TASK PROMPT ▸ Pull out every line of the listing below where "React" appears.

■ ■ ■ ■ ■ ■ ■

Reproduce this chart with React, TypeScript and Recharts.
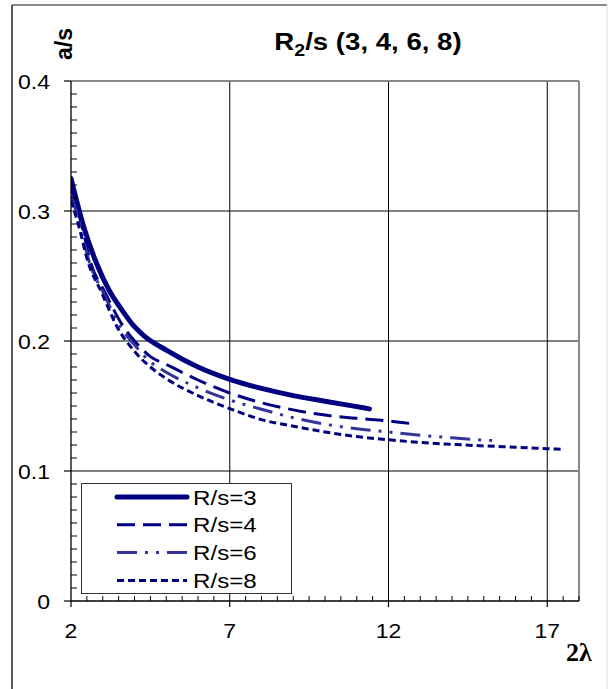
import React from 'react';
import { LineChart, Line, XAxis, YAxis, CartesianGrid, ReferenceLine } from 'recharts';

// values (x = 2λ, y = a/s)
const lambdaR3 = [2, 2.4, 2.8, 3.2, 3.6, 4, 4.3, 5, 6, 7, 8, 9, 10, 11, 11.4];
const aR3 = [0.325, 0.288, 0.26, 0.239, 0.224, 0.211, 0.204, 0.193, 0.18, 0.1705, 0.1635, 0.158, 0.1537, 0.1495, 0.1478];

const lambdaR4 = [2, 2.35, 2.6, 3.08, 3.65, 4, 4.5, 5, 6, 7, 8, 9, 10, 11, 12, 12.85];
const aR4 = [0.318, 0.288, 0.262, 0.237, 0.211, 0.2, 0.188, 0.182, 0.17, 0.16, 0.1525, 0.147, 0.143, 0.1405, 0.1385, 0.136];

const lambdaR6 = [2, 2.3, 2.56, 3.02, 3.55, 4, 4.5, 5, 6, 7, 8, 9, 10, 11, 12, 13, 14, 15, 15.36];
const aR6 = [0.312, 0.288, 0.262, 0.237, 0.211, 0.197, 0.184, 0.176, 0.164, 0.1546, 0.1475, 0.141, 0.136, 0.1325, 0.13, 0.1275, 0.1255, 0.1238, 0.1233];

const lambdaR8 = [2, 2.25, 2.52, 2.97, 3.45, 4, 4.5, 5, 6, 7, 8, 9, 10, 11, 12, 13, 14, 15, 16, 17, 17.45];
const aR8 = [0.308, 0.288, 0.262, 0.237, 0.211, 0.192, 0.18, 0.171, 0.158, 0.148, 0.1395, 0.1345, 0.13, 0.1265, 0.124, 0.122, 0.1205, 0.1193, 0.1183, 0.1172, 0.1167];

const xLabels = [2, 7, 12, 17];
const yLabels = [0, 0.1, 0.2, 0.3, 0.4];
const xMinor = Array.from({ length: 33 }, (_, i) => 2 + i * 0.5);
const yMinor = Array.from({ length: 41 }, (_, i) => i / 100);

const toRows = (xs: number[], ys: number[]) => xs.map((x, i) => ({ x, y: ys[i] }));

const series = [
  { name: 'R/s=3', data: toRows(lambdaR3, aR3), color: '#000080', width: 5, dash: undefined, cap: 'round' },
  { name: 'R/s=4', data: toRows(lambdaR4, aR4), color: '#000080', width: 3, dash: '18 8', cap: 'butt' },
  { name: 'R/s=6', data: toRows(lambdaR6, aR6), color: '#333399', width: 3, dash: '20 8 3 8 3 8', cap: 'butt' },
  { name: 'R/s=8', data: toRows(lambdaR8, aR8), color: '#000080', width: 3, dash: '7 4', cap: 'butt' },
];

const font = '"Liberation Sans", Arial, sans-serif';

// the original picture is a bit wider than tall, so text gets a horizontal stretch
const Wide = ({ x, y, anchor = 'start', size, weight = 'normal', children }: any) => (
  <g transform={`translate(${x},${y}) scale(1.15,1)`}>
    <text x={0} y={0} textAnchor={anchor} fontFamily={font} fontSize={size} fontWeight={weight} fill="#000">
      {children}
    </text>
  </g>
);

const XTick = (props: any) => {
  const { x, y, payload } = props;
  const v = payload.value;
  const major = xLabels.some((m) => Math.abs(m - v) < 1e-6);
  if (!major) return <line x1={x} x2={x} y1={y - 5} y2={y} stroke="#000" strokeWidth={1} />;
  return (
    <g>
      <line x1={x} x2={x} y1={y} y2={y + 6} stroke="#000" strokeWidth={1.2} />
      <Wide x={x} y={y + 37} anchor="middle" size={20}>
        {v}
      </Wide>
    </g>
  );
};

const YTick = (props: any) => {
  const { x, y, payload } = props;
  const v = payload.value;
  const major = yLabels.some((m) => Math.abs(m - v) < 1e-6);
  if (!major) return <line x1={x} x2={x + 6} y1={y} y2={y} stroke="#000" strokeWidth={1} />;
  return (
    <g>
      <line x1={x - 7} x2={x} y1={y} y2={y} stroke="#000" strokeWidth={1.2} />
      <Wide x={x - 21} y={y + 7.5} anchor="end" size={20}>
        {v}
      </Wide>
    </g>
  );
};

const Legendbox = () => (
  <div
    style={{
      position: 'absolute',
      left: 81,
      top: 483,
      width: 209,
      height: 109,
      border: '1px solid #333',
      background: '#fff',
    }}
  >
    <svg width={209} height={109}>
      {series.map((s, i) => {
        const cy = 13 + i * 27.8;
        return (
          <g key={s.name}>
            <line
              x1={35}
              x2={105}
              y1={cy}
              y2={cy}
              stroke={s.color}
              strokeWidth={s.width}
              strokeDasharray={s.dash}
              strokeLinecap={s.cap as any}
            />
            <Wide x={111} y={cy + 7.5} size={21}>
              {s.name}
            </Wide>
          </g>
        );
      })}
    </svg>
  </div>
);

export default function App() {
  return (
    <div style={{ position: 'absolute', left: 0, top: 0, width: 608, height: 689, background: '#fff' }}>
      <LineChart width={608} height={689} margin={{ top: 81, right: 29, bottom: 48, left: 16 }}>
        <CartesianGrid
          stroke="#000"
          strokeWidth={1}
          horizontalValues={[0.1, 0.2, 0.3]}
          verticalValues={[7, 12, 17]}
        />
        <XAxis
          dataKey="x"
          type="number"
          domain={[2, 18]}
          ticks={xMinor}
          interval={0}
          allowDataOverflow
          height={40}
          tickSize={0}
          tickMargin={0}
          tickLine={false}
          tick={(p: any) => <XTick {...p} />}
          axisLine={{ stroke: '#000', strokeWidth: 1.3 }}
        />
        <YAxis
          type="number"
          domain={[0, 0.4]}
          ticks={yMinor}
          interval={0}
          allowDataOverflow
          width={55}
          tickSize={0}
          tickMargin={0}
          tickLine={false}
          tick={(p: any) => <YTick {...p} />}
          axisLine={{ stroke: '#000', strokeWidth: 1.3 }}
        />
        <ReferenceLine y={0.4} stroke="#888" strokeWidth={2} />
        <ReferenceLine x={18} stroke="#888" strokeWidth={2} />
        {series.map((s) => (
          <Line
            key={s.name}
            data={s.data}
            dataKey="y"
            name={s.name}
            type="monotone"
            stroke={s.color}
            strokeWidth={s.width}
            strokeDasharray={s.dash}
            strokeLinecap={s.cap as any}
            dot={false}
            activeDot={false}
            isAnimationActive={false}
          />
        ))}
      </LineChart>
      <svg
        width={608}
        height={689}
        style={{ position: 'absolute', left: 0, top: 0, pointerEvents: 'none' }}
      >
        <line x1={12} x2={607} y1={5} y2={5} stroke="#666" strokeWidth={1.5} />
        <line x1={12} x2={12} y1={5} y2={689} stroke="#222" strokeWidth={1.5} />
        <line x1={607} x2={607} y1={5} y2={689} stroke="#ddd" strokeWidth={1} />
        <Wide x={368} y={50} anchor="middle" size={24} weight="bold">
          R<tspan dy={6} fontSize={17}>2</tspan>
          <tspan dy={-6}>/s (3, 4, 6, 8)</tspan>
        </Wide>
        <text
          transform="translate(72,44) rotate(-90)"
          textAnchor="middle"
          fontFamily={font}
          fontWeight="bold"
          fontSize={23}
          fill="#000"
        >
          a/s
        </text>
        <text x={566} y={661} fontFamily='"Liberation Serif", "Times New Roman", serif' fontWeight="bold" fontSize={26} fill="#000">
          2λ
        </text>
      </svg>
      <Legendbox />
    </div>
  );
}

■ ■ ■ ■ ■ ■ ■

ANSWER TO THIS PROBLEM ▸
Reproduce this chart with React, TypeScript and Recharts.
import React from 'react';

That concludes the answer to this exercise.